Rénovation des ponts par les communes : le gouvernement n'envisage pas de soutien financier supplémentaire
Par Franck Lemarc
C’est à la suite des « alertes » des maires de son département (la Seine-Maritime), que la sénatrice Catherine Morin-Desailly a interpellé le gouvernement : après le plan de diagnostic des ponts lancé en 2021, de nombreux ouvrages ont été identifiés comme nécessitant des travaux parfois importants. Dans certains cas, les maires doivent conduire des études complémentaires, qui « ne sont pas prises en charge au titre de la Dsil », a rapporté la sénatrice. En attendant, l’état de certains ponts est tellement préoccupant que certains maires ont dû « adopter des arrêtés de limitation du tonnage, ce qui a des conséquences sur la fluidité du trafic routier et des services publics – ambulances, pompiers, ramassage scolaire, service de collecte des ordures ménagères, etc. ».
Mais c’est surtout le coût de la rénovation elle-même qui pose problème. Il est en grande partie à la charge des communes, malgré des solutions de financement proposée par la Banque des territoires, des aides au titre de la Dsil ou la possibilité de mettre en place un fonds de concours avec l’EPCI de rattachement. La mission sénatoriale pilotée par Hervé Maurey, en 2019, avait demandé instamment dans son rapport la mise en place d’un « fonds pérenne pour accompagner les collectivités territoriales dans la surveillance, l'entretien et la réparation de leurs ouvrages d'art ». La sénatrice a demandé au gouvernement quelle serait la suite donnée à cette demande.
Programme national ponts
Rappelons que la question de la sécurité des ponts a été cruellement remise au centre des préoccupations par l’effondrement du pont Morandi de Gênes, le 14 août 2018, qui avait fait 43 morts. Un an plus tard, le sénateur de l’Eure Hervé Maurey tirait le signal d’alarme en indiquant qu’au moins « 25 000 ponts en France » (sur 200 000, dont la moitié est gérée par le bloc communal) sont « en mauvais état structurel ». Le sénateur appelait alors à un « plan Marshall sur dix ans », pour éviter qu’un drame comparable à celui de Gênes se produise en France.
Une des réponses du gouvernement a été de lancer le PNP (programme national ponts) sous l’égide du Cerema, en 2021. Il s’agissait d’une vaste enquête s’adressant à quelque 28 000 communes, le Cerema organisant des visites d’expert sur les différents ouvrages d’art de ces communes et fournissant un « carnet de santé » de ces ouvrages.

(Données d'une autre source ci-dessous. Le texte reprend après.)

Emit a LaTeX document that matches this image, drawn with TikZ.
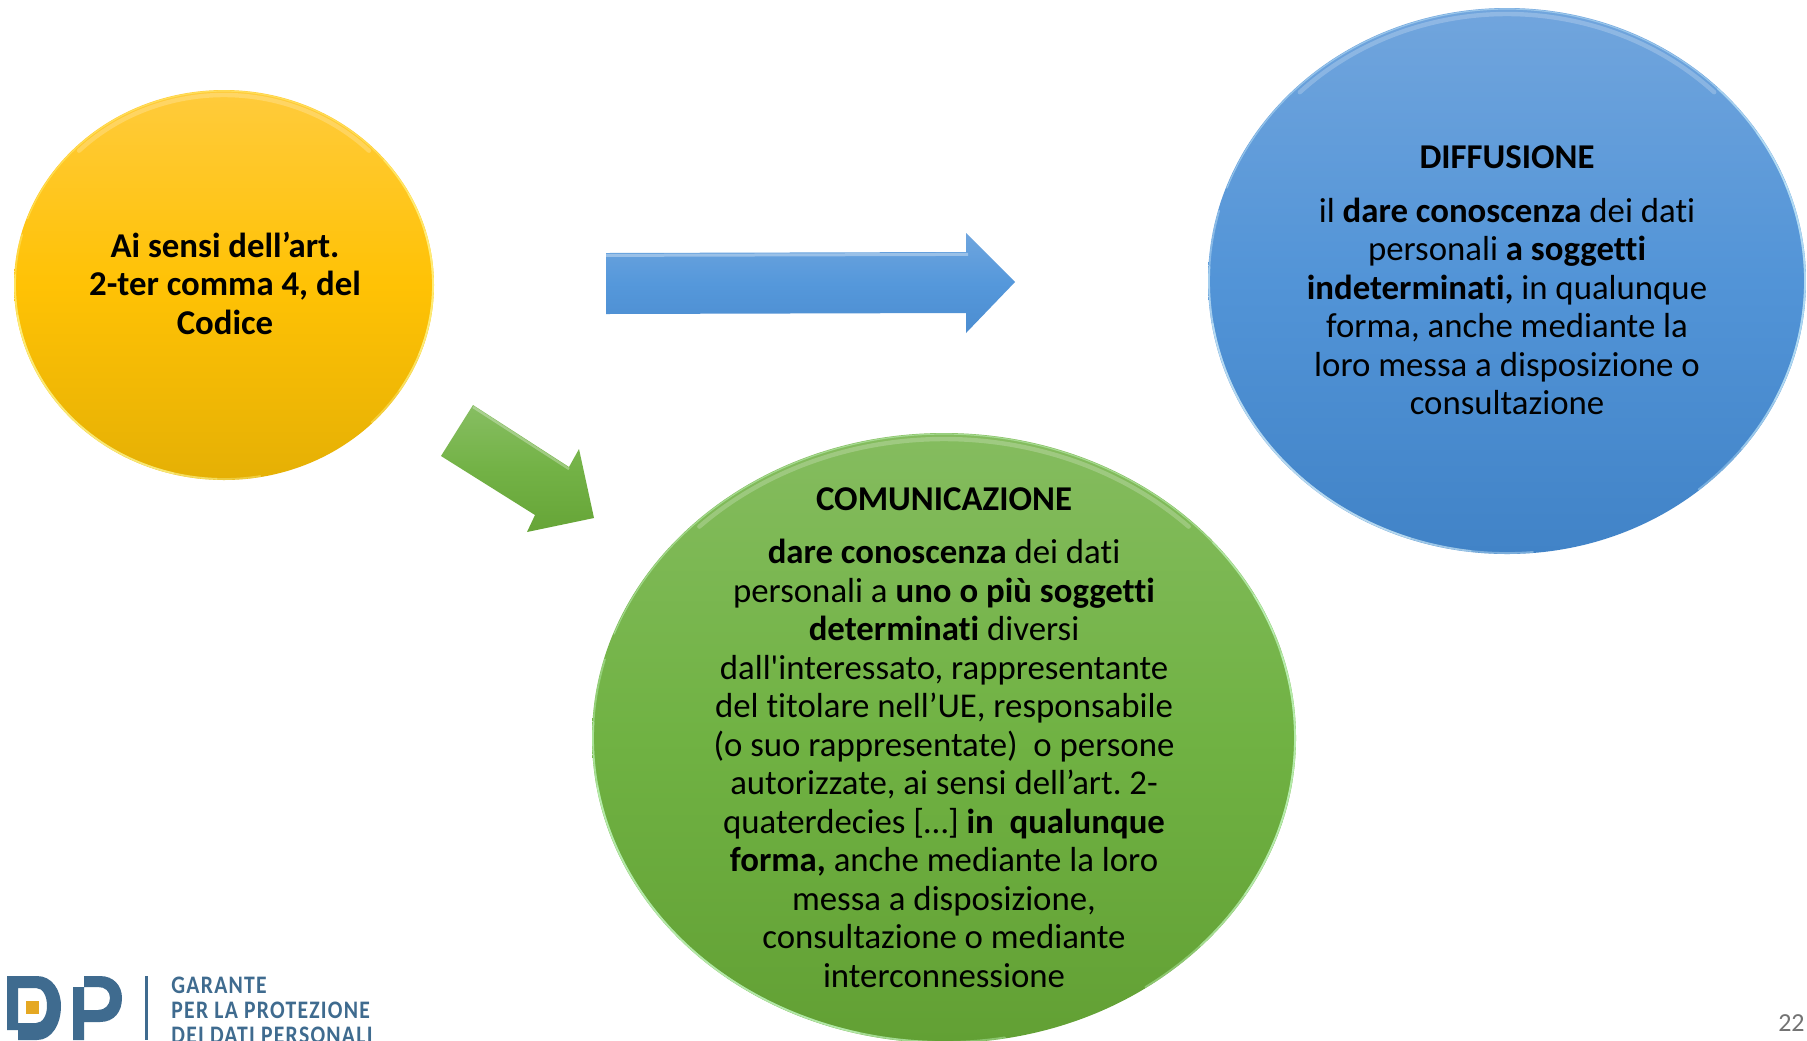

Si ces interventions ont été gratuites, le plan, en revanche, ne prévoyait en effet pas de financement ni pour des visites complémentaires ni, surtout, pour les travaux de rénovation.
Constat aggravé
En juin dernier, un nouveau rapport sénatorial révisait encore à la hausse les sombres prévisions d’Hervé Maurey, estimant que ce ne sont pas « 25 000 ponts » qui sont en mauvais état mais plutôt « 30 à 35 000 ». Selon ce rapport, 23 % des ponts du bloc communal seraient concernés. Et les sénateurs pointaient encore une fois l’absence de financement pour accompagner les collectivités, en estimant que les dépenses à prévoir par le seul bloc communal s’échelonneront entre 2,2 et 2,8 milliards d’euros.
La demande d’un « fonds pérenne » de 350 millions d’euros la première année puis de 120 millions d’euros par an pendant dix ans étaient réitérée par le Sénat. Sans oublier la demande logique que ces dépenses de maintenance des ponts deviennent des dépenses d’investissement et non de fonctionnement, afin que les communes puissent profiter du FCTVA.
Pas de fonds spécial
La réponse à la question de la sénatrice Morin-Desailly décevra plus d’un maire. La secrétaire d’État chargée de la Ruralité, Dominique Faure, a clairement répondu qu’il « n’existe pas d’enveloppe consacrée au financement de (ces) travaux ». La secrétaire d’État a rappelé ce que l’on savait déjà, à savoir l’existence de prêts de la Banque des territoires (dispositif Mobi prêt), et la possibilité de mutualiser les dépenses entre plusieurs communes via des « sociétés de projet ». Elle a également dressé un bilan du Programme national ponts, indiquant que la phase d’évaluation des ouvrages les plus sensibles avait concerné, à la fin de l’été 2022, « 5 649 communes ».
Dominique Faure a certes affirmé que « le gouvernement restera attentif aux difficultés que pourraient rencontrer certaines communes », ce qui ne reste qu’une formule. « Il faut créer un fonds spécial ! », s’est écriée Catherine Morin-Desailly après cette réponse évasive de la secrétaire d’État. Cela n’est, apparemment, pas à l’ordre du jour.